踏进房间,启明径直坐在那张柔软的单人沙发上,即使已经第二次来,紧张和不安依然紧随着他。
雨晴换了个新发型,头发剪短了好几寸,在肩膀下方微微卷曲进去,这种由日本兴起的两年后才在中国疯狂流行起来的梨花头,现在还不怎么受追捧。大家对她这个风格颇感好奇,不大赞许。你知道,没有流行起来的东西,无论多好也总不受青睐,而流行起来的东西,无论多烂,还是备受追捧。
昨天,发型师告诉她,大波浪才是这两年最流行的,可她想了想,兴奋而神秘的说:我想剪这种,然后从包里拿出纸和笔,刷刷刷地画起来。最后理发师无可奈何地剪起来,好像剪地是自己的头发似的,显得不情不愿。
“好看吗?”
雨晴从厨房端来一盘绿豆糕和尖米丸,绿豆糕是在楼下小吃店买的,尖米丸是她自己亲手炸的。她妈妈教给她做小吃的手艺。
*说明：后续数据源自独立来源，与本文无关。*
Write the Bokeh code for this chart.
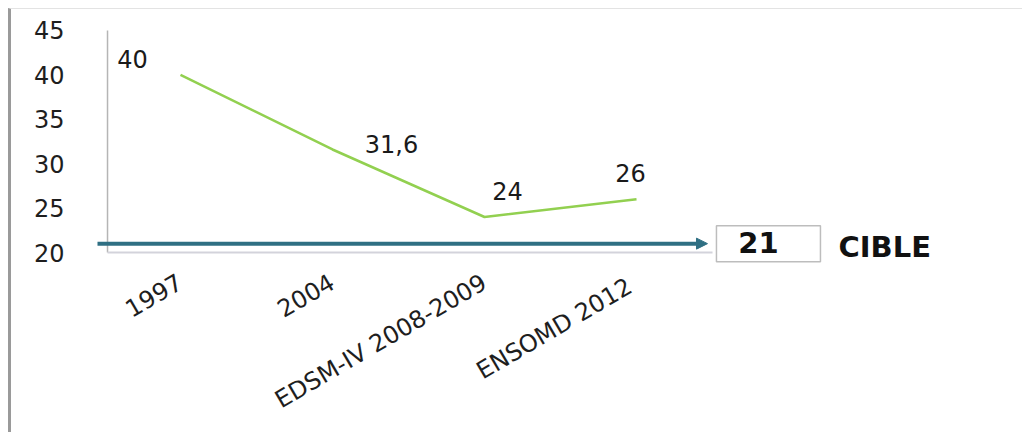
from bokeh.plotting import figure
from bokeh.models import Range1d, FixedTicker, Arrow, NormalHead
from bokeh.core.properties import value
from bokeh.embed import file_html
from bokeh.resources import INLINE

# ---- data ----
categories = ["1997", "2004", "EDSM-IV 2008-2009", "ENSOMD  2012"]
values = [40, 31.6, 24, 26]
value_labels = ["40", "31,6", "24", "26"]
target = 21
target_label = "21"
target_name = "CIBLE"
y_ticks = [20, 25, 30, 35, 40, 45]

# ---- layout / style ----
FONT = "DejaVu Sans"
label_dx = [-48, 59, 23, -6]
label_dy = [-16, -5, -26, -26]
xs = list(range(len(categories)))

p = figure(width=1014, height=424,
           x_range=Range1d(-0.592, 5.559), y_range=Range1d(18.65, 45.9),
           output_backend="svg", toolbar_location=None,
           min_border_left=79, min_border_right=0,
           min_border_top=13, min_border_bottom=169)
p.styles = {"border-left": "3px solid #9a9a9a", "border-top": "1px solid #e3e3e3",
            "margin-left": "8px", "margin-top": "8px"}
p.grid.visible = False
p.outline_line_color = None
p.background_fill_color = "white"
p.border_fill_color = "white"

# y axis
p.yaxis.ticker = FixedTicker(ticks=y_ticks)
p.yaxis.axis_line_color = None
p.yaxis.major_tick_line_color = None
p.yaxis.minor_tick_line_color = None
p.yaxis.major_label_standoff = 20
p.yaxis.major_label_text_font = FONT
p.yaxis.major_label_text_font_size = "24px"
p.yaxis.major_label_text_color = "#1e1e1e"

# x axis
p.xaxis.ticker = FixedTicker(ticks=xs)
p.xaxis.major_label_overrides = {i: c for i, c in zip(xs, categories)}
p.xaxis.major_label_orientation = 0.53
p.xaxis.axis_line_color = None
p.xaxis.major_tick_line_color = None
p.xaxis.minor_tick_line_color = None
p.xaxis.major_label_standoff = 10
p.xaxis.major_label_text_font = FONT
p.xaxis.major_label_text_font_size = "24px"
p.xaxis.major_label_text_color = "#1e1e1e"

# axis lines (bounded)
ax_x = -0.48
p.segment(x0=[ax_x], y0=[y_ticks[0]], x1=[ax_x], y1=[y_ticks[-1]],
          line_color="#b5b5b5", line_width=1.5)
p.segment(x0=[ax_x], y0=[y_ticks[0]], x1=[len(categories) - 0.5], y1=[y_ticks[0]],
          line_color="#d3d3db", line_width=2)

# series
p.line(xs, values, line_color="#92d050", line_width=2.5)
p.text(x=xs, y=values, text=value_labels, x_offset=label_dx, y_offset=label_dy,
       text_align="center", text_baseline="middle",
       text_font=value(FONT), text_font_size="24px", text_color="#1a1a1a")

# target arrow
p.add_layout(Arrow(x_start=-0.546, y_start=target, x_end=3.467, y_end=target,
                   line_color="#2f6f83", line_width=4,
                   end=NormalHead(size=11, fill_color="#2f6f83", line_color="#2f6f83")))

box_x = len(categories) - 1 + 0.868
p.rect(x=[box_x], y=[target], width=104, height=36,
       width_units="screen", height_units="screen",
       fill_color="white", line_color="#bdbdbd", line_width=1.5)
p.text(x=[box_x], y=[target], text=[target_label], x_offset=-10, y_offset=-1,
       text_align="center", text_baseline="middle",
       text_font=value(FONT), text_font_style="bold", text_font_size="29px",
       text_color="#111111")
p.text(x=[box_x + 0.461], y=[target], text=[target_name], x_offset=0, y_offset=3,
       text_align="left", text_baseline="middle",
       text_font=value(FONT), text_font_style="bold", text_font_size="29px",
       text_color="#111111")

open("out.html", "w").write(file_html(p, INLINE))
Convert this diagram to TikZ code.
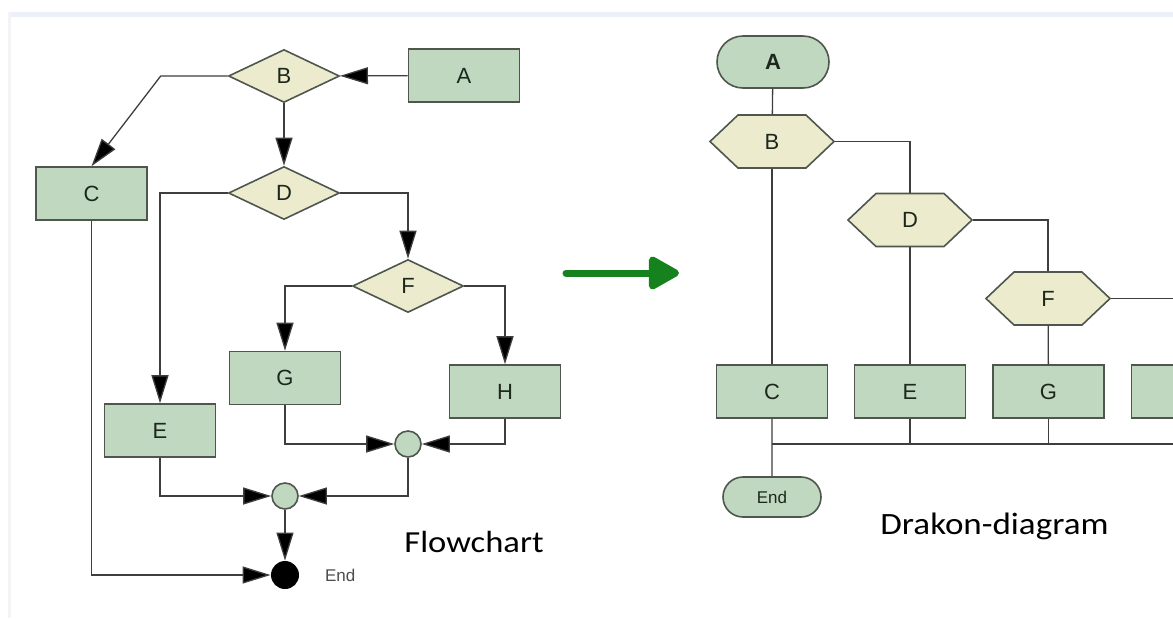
\documentclass[tikz,border=0pt]{standalone}
\usepackage{fontspec}
\setmainfont{Liberation Sans}
\newfontfamily\titlefont[FakeStretch=1.13]{Carlito}
\usetikzlibrary{arrows.meta,positioning,shapes.geometric,shapes.misc}
\definecolor{BoxGreen}{RGB}{192,216,192}
\definecolor{CondBeige}{RGB}{236,235,205}
\definecolor{LineGrey}{RGB}{62,62,62}
\definecolor{EdgeGrey}{RGB}{78,86,78}
\definecolor{TextDark}{RGB}{28,40,28}
\definecolor{ArrowGreen}{RGB}{22,130,30}
\definecolor{FrameBlue}{RGB}{236,241,249}

\tikzset{
  shape box/.style={draw=EdgeGrey,line width=0.8pt,inner sep=0pt,text=TextDark,
    font=\fontsize{11}{12}\selectfont},
  action/.style={shape box,rectangle,fill=BoxGreen,minimum width=55.5pt,minimum height=26.5pt},
  cond/.style={shape box,diamond,fill=CondBeige,minimum width=55.5pt,minimum height=26.5pt},
  hexcond/.style={shape box,draw=none,rectangle,minimum width=62pt,minimum height=26.5pt},
  hexline/.style={draw=EdgeGrey,fill=CondBeige,line width=0.8pt,line join=miter},
  term/.style={shape box,rounded rectangle,fill=BoxGreen,minimum width=56pt,minimum height=26pt},
  joint/.style={circle,draw=EdgeGrey,fill=BoxGreen,line width=0.8pt,minimum size=13pt,inner sep=0pt},
  stopdot/.style={circle,fill=black,minimum size=14pt,inner sep=0pt},
  wire/.style={draw=LineGrey,line width=0.65pt},
  arr/.style={wire,-{Triangle[length=14pt,width=8.5pt,fill=black]}},
  caption/.style={anchor=base west,inner sep=0pt,font=\titlefont\fontsize{15.3}{18}\selectfont}
}
% drakon question: hexagon outline, then the named node on top
\newcommand{\hexnode}[3]{%
  \filldraw[hexline] (#2) ++(-62,0) -- ++(28,-26.5) -- ++(68,0) -- ++(28,26.5)
    -- ++(-28,26.5) -- ++(-68,0) -- cycle;
  \node[hexcond] (#1) at (#2) {#3};}

\begin{document}
\begin{tikzpicture}[x=0.5pt,y=-0.5pt]
  \useasboundingbox (0,0) rectangle (1173,618);
  \fill[FrameBlue] (8,12) rectangle (1173,17);
  \fill[FrameBlue!80!gray!30] (8,12) rectangle (11,618);

  \node[action] (fA) at (464,75.5) {A};
  \node[cond] (fB) at (284,76) {B};
  \node[action] (fC) at (91.5,193.5) {C};
  \node[cond] (fD) at (284,193) {D};
  \node[cond] (fF) at (408,286) {F};
  \node[action] (fG) at (285,378) {G};
  \node[action] (fH) at (505,391.5) {H};
  \node[action] (fE) at (160,430.5) {E};
  \node[joint] (fJ1) at (408,444) {};
  \node[joint] (fJ2) at (285,496) {};
  \node[stopdot] (fEnd) at (285,575) {};
  \node[right,text=black!70,font=\fontsize{8.5}{10}\selectfont] (fEndText) at (318,575) {End};
  \node[caption] (fTitle) at (404,552) {Flowchart};

  \draw[arr] (fA) -- (fB);
  \draw[arr] (fB.west) -- ++(-67,0) -- (fC.north);
  \draw[arr] (fB) -- (fD);
  \draw[arr] (fD.west) -| (fE.north);
  \draw[arr] (fD.east) -| (fF.north);
  \draw[arr] (fF.west) -| (fG.north);
  \draw[arr] (fF.east) -| (fH.north);
  \draw[arr] (fG.south) |- (fJ1.west);
  \draw[arr] (fH.south) |- (fJ1.east);
  \draw[arr] (fE.south) |- (fJ2.west);
  \draw[arr] (fJ1.south) |- (fJ2.east);
  \draw[arr] (fJ2) -- (fEnd);
  \draw[arr] (fC.south) |- (fEnd.west);

  \draw[ArrowGreen,line width=3.5pt,line cap=round,-{Triangle[length=17pt,width=18pt,round]}]
    (566,273) -- (679,273);

  \node[term,font=\bfseries\fontsize{11}{12}\selectfont] (dA) at (773,62) {A};
  \hexnode{dB}{772,141.5}{B}
  \hexnode{dD}{910,220}{D}
  \hexnode{dF}{1048,298.5}{F}
  \node[action] (dC) at (772,391.5) {C};
  \node[action] (dE) at (910,391.5) {E};
  \node[action] (dG) at (1048.5,391.5) {G};
  \node[action] (dH) at (1187,391.5) {};
  \node[term,minimum width=49pt,minimum height=20pt,font=\fontsize{8.5}{10}\selectfont] (dEnd) at (772,497) {End};
  \node[caption,font=\titlefont\fontsize{15.5}{18}\selectfont] (dTitle) at (880,534) {Drakon-diagram};
  \coordinate (dFout) at (1190,298.5);
  \coordinate (dBus) at (772,444);
  \coordinate (dBusEnd) at (1190,444);

  \draw[wire] (dA) -- (dB);
  \draw[wire] (dB) -- (dC);
  \draw[wire] (dB.east) -| (dD.north);
  \draw[wire] (dD) -- (dE);
  \draw[wire] (dD.east) -| (dF.north);
  \draw[wire] (dF) -- (dG);
  \draw[wire] (dF.east) -- (dFout);
  \draw[wire] (dC) -- (dEnd);
  \draw[wire] (dBus) -- (dBusEnd);
  \draw[wire] (dE.south) -- (dE.south |- dBus);
  \draw[wire] (dG.south) -- (dG.south |- dBus);
  \draw[wire] (dH.south) -- (dH.south |- dBus);
\end{tikzpicture}
\end{document}
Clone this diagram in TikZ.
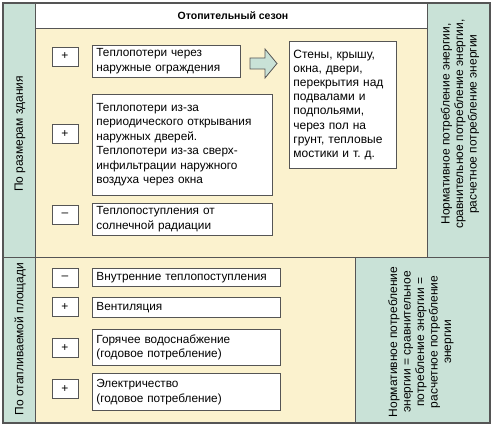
\documentclass[tikz,border=0pt]{standalone}
\usepackage{fontspec}
\setmainfont{Liberation Sans}
\definecolor{sidegreen}{HTML}{C9E2D7}
\definecolor{seasoncream}{HTML}{FBF2CE}
\definecolor{framegray}{HTML}{555555}

\begin{document}
\begin{tikzpicture}[x=1pt, y=-1pt, line join=miter,
    signbox/.style={draw=framegray, fill=white, line width=0.8pt, minimum width=26pt, minimum height=19pt, inner sep=0pt, font=\fontsize{12}{14}\selectfont},
    itembox/.style={draw=framegray, fill=white, line width=0.8pt, anchor=north west, align=left, inner xsep=4pt, inner ysep=0pt, font=\fontsize{11.8}{14.5}\selectfont},
    sidelabel/.style={rotate=90, align=center, font=\fontsize{12}{13.5}\selectfont}]
      \useasboundingbox (0,0) rectangle (496,428);

      \fill[sidegreen] (3,3) rectangle (35,423);
      \fill[white] (35,3) rectangle (427,29);
      \fill[seasoncream] (35,29) rectangle (427,257);
      \fill[sidegreen] (427,3) rectangle (490,257);
      \fill[seasoncream] (35,257) rectangle (355,423);
      \fill[sidegreen] (355,257) rectangle (490,423);

      \draw[framegray, line width=1pt] (35,3) -- (35,423);
      \draw[framegray, line width=1pt] (35,29) -- (427,29);
      \draw[framegray, line width=1pt] (427,3) -- (427,257);
      \draw[framegray, line width=1pt] (3,257) -- (490,257);
      \draw[framegray, line width=1pt] (355,257) -- (355,423);
      \draw[framegray, line width=1.6pt] (3,3) rectangle (490,423);

      \node[font=\bfseries\fontsize{10.5}{12}\selectfont] (season) at (233,16) {Отопительный сезон};

      \node[sidelabel] (bysize) at (20,134) {По размерам здания};
      \node[sidelabel] (byarea) at (20,339) {По отапливаемой площади};

      % upper part
      \node[signbox] (sign1) at (65,56.5) {+};
      \node[itembox, text width=140pt, minimum height=32pt] (loss1) at (92,45) {Теплопотери через\\наружные ограждения};

      \draw[framegray, fill=sidegreen, line width=0.8pt] (250,58) -- (265,58) -- (265,49) -- (277,63.5) -- (265,78) -- (265,69) -- (250,69) -- cycle;

      \node[itembox, text width=99pt, minimum height=127pt, font=\fontsize{12}{14.2}\selectfont] (walls) at (289,41) {Стены, крышу,\\окна, двери,\\перекрытия над\\подвалами и\\подпольями,\\через пол на\\грунт, тепловые\\мостики и т.~д.};

      \node[signbox] (sign2) at (65,134) {+};
      \node[itembox, text width=172pt, minimum height=101pt] (loss2) at (92,94) {Теплопотери из-за\\периодического открывания\\наружных дверей.\\Теплопотери из-за сверх-\\инфильтрации наружного\\воздуха через окна};

      \node[signbox] (sign3) at (65,215) {–};
      \node[itembox, text width=172pt, minimum height=32pt] (gain1) at (92,203) {Теплопоступления от\\солнечной радиации};

      \node[sidelabel] (normsize) at (460,124) {Нормативное потребление энергии,\\сравнительное потребление энергии,\\расчетное потребление энергии};

      % lower part
      \node[signbox] (sign4) at (65,277.5) {–};
      \node[itembox, text width=180pt, minimum height=18pt] (gain2) at (92,268) {Внутренние теплопоступления};

      \node[signbox] (sign5) at (65,307) {+};
      \node[itembox, text width=180pt, minimum height=20pt] (vent) at (92,297) {Вентиляция};

      \node[signbox] (sign6) at (65,348) {+};
      \node[itembox, text width=180pt, minimum height=36pt] (water) at (92,329) {Горячее водоснабжение\\(годовое потребление)};

      \node[signbox] (sign7) at (65,389) {+};
      \node[itembox, text width=180pt, minimum height=37pt] (power) at (92,373) {Электричество\\(годовое потребление)};

      \node[sidelabel] (normarea) at (421,342) {Нормативное потребление\\энергии = сравнительное\\потребление энергии =\\расчетное потребление\\энергии};
    \end{tikzpicture}
\end{document}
“我不知道。”他看了一眼,淡淡的说,心里对于她减掉了长发感到有些遗憾。
走在前头的人,总形单只影,缺少应有的认同者。而落在后面的则迥然不同,毕竟这样的同类,要多得多。
“你什么都不知道,真希望从你嘴里听到其他答案。”
“好看。”他干脆的说。
“谢谢,我也这么觉得。”雨晴满意的抿抿嘴,高傲地绽放出淡漠的笑容。
雨晴放下盘子,搬来一张手工编制小藤椅坐在他对面,现在这种椅子越趋少见了,手艺正逐渐失传。她抿着嘴没有说话,静静地泡起茶。
启明喜欢喝茶,雨晴把家里最优质的凤凰茶叶泡上。她熟练地变换手势,洗茶杯轻巧而小心翼翼,放茶叶量足且适当,她过了一遍,第二遍滚烫的水才把茶叶炸开的芳香迎到他面前,她顺势用碗盖轻刮掉上层一丝茶沫,巡回斟上,最后轻点滴净,茶色均匀,几乎能印出她幽静白皙的脸,温暖扑面而来,香气撩人心弦。他脑子里竟诗情画意的串起那句“关公巡城,韩信点兵。”的比喻。
“你笑什么。”
“没想到你茶冲得这么好。”他说。
“我好的地方可多了。”
“我一直没发现。”
“所以我现在就让叫你发现。”
“还有吗?”
“太多了。”她端起一杯,放到他面前温婉一笑。
“我怎么不知道。”
“因为我们缺乏沟通。”
“恩。”
“你将来会慢慢发现的。”雨晴边喝边说。
她穿着简单的棉布中裙和针织衫,脸上无妆容。一只手在椅子下面摸着蹭在脚边小狗,它比他上次见时大多了。她轻声说着:“坐下,坐下,别乱动。”
看得出,雨晴很喜欢这只狗。它眼里只有雨晴一人,而且除非死,不然永远不会离开她。在家养了半年,它原来的白绒毛已经长成了微棕泛黄的细毛,轻车熟路,活蹦乱串,早成了一个熟悉的自家人。
一只性情温顺的拉布拉多犬。雨晴害怕这狗再被劫去,和它那可怜的妈妈一样成为餐桌上的美食,去哪都像看孩子似的牵着。